For a rank 1 local system on the complement of a reduced divisor on a complex manifold $X$, its cohomology is calculated by the twisted meromorphic de Rham complex. Assuming the divisor is everywhere positively weighted homogeneous, we study necessary or sufficient conditions for a quasi-isomorphism from its twisted logarithmic subcomplex, called the logarithmic comparison theorem (LCT), by using a stronger version in terms of the associated complex of $D_X$-modules. In case the connection is a pullback by a defining function $f$ of the divisor and the residue is $\alpha$, we prove among others that if LCT holds, the annihilator of $f^{\alpha -1}$ in $D_X$ is generated by first order differential operators and $\alpha -1-j$ is not a root of the Bernstein-Sato polynomial for any positive integer $j$. The converse holds assuming either of the two conditions in case the associated complex of $D_X$-modules is acyclic except for the top degree.

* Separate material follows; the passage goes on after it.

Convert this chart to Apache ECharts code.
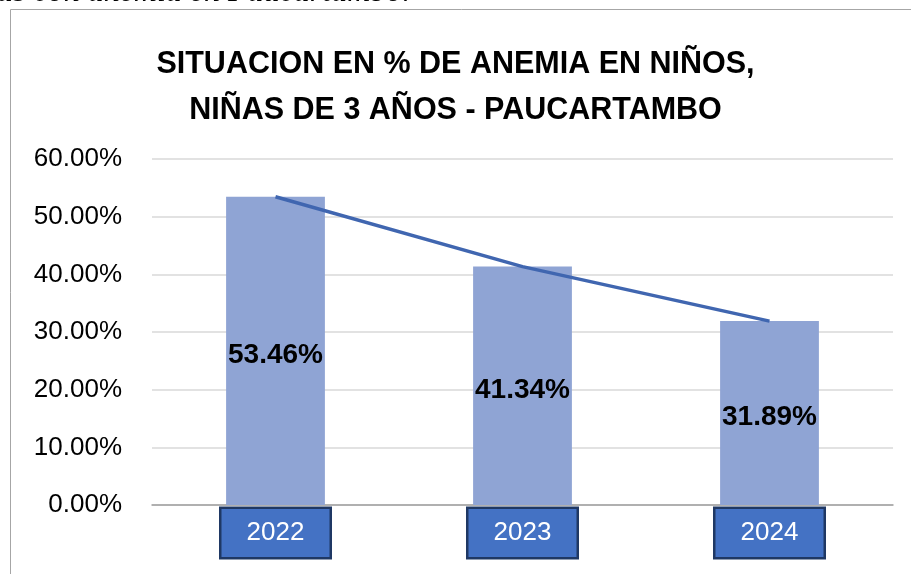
<!DOCTYPE html>
<html>
<head>
<meta charset="utf-8">
<script src="https://cdn.jsdelivr.net/npm/echarts@6/dist/echarts.min.js"></script>
<style>
  html, body { margin: 0; padding: 0; background: #fff; }
  #main { width: 911px; height: 574px; }
</style>
</head>
<body>
<div id="main"></div>
<script>
  // datos
  var anios = ['2022', '2023', '2024'];
  var anemia = [53.46, 41.34, 31.89];
  var tituloLineas = ['SITUACION EN % DE ANEMIA EN NIÑOS,', 'NIÑAS DE 3 AÑOS - PAUCARTAMBO'];
  var textoSuperior = 'as con anemia en Paucartambo.';

  var fuente = '"Liberation Sans", Arial, sans-serif';
  var myChart = echarts.init(document.getElementById('main'));

  var option = {
    backgroundColor: '#ffffff',
    animation: false,
    title: {
      text: tituloLineas.join('\n'),
      left: 'center',
      top: 37,
      textStyle: {
        fontFamily: fuente,
        fontWeight: 'bold',
        fontSize: 30.5,
        lineHeight: 46,
        color: '#000'
      }
    },
    graphic: [
      {
        type: 'rect',
        shape: { x: 10.5, y: 9.5, width: 1000, height: 700 },
        style: { fill: 'none', stroke: '#a6a6a6', lineWidth: 1 },
        silent: true
      },
      {
        type: 'text',
        left: -3,
        top: -23,
        style: {
          text: textoSuperior,
          font: 'italic 32px "Liberation Serif", serif',
          fill: '#000'
        }
      }
    ],
    grid: { left: 152, right: 18, top: 159, bottom: 69 },
    xAxis: {
      type: 'category',
      data: anios,
      axisLine: { lineStyle: { color: '#a0a0a0', width: 1.5 } },
      axisTick: { show: false },
      axisLabel: {
        margin: 4,
        fontFamily: fuente,
        fontSize: 26,
        color: '#ffffff',
        backgroundColor: '#4472c4',
        borderColor: '#1f3864',
        borderWidth: 2.5,
        width: 108,
        height: 48,
        lineHeight: 48,
        align: 'center'
      }
    },
    yAxis: {
      type: 'value',
      min: 0,
      max: 60,
      interval: 10,
      axisLine: { show: false },
      axisTick: { show: false },
      splitLine: { lineStyle: { color: '#d9d9d9', width: 1.5 } },
      axisLabel: {
        margin: 30,
        fontFamily: fuente,
        fontSize: 26,
        color: '#000',
        formatter: function (v) { return v.toFixed(2) + '%'; }
      }
    },
    series: [
      {
        type: 'bar',
        data: anemia,
        barWidth: '40%',
        itemStyle: { color: '#8fa4d4' },
        label: {
          show: true,
          position: 'inside',
          offset: [0, 4],
          fontFamily: fuente,
          fontWeight: 'bold',
          fontSize: 28,
          color: '#000',
          formatter: function (p) { return p.value.toFixed(2) + '%'; }
        },
        z: 2
      },
      {
        type: 'line',
        data: anemia,
        symbol: 'none',
        lineStyle: { color: '#4066b0', width: 3.5 },
        z: 3
      }
    ]
  };

  myChart.setOption(option);
</script>
</body>
</html>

In the case where the local system is constant, the divisor is defined by a homogeneous polynomial, and the associated projective hypersurface has only weighted homogeneous isolated singularities, we show that LCT is equivalent to that $-1$ is the unique integral root of the Bernstein-Sato polynomial. We also give a simple proof of LCT in the hyperplane arrangement case under appropriate assumptions on residues, which is an immediate corollary of higher cohomology vanishing associated with Castelnuovo-Mumford regularity. Here the zero-extension case is also treated.